Canon Ian Ellis hails Gazette feedback on flags and parades
Church of Ireland Gazette editor, Canon Ian Ellis has welcomed the encouraging responses to a recent editorial in the magazine which called for a voluntary parades panel to regulate marching in Northern Ireland.
Canon Ellis said: "I have had very favourable responses to the Gazette editorial's comments on the three issues of parades, flags and the past in Northern Ireland.
"Clearly, Dr Haass faces a huge challenge if he is to conclude his work by the end of this year, as planned, but I do have the impression that he and his Vice-Chair, Prof. Meghan O'Sullivan, are listening very carefully to all perspectives and proposals and are also thinking very deeply on the subject," he added.
Canon Ellis said the two US facilitators "are clearly prepared to think outside the box," and stressed the Gazette was trying to make "an honest and helpful contribution to the whole process."
Speaking on BBC Radio Ulster's Sunday Sequence programme recently, Canon Ellis expanded on the Gazette's editorial comment by saying he envisaged a voluntary parades body as being cross-community in nature and being composed, not of politicians, but of representatives of the loyal orders and bands and as providing "self- regulation".
The proposed Parades Panel, he said, would provide people involved in the parading culture with an opportunity to “show leadership and responsibility for the common good”.
If the Panel failed to agree on particular parades, the decision would pass to the Parades Commission which would continue to exist to deal with unresolved cases.

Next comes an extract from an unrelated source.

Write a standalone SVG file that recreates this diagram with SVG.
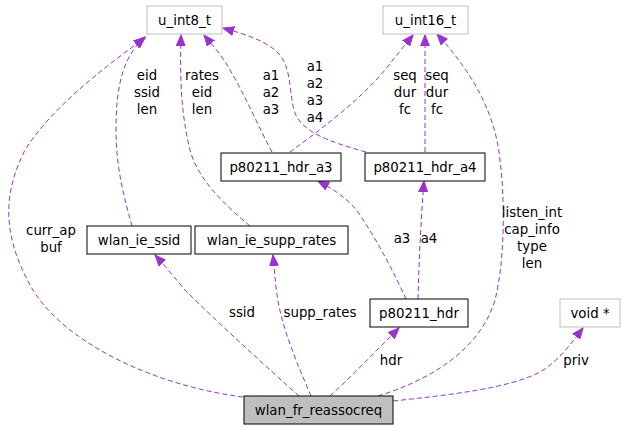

Canon Ellis also suggested local authority regulation of the flying of flags such as on lamp posts. The Gazette described the current widespread practice as "tacky and shabby in the extreme" and as not showing respect to the flags themselves.
Canon Ellis said that there was too great an emphasis "in the public discourse" on issues relating to the Troubles past, and suggested there was a need to focus more clearly on the future for coming generations.
However, he stressed that those who were suffering from the legacy of the Troubles needed "every attention and care".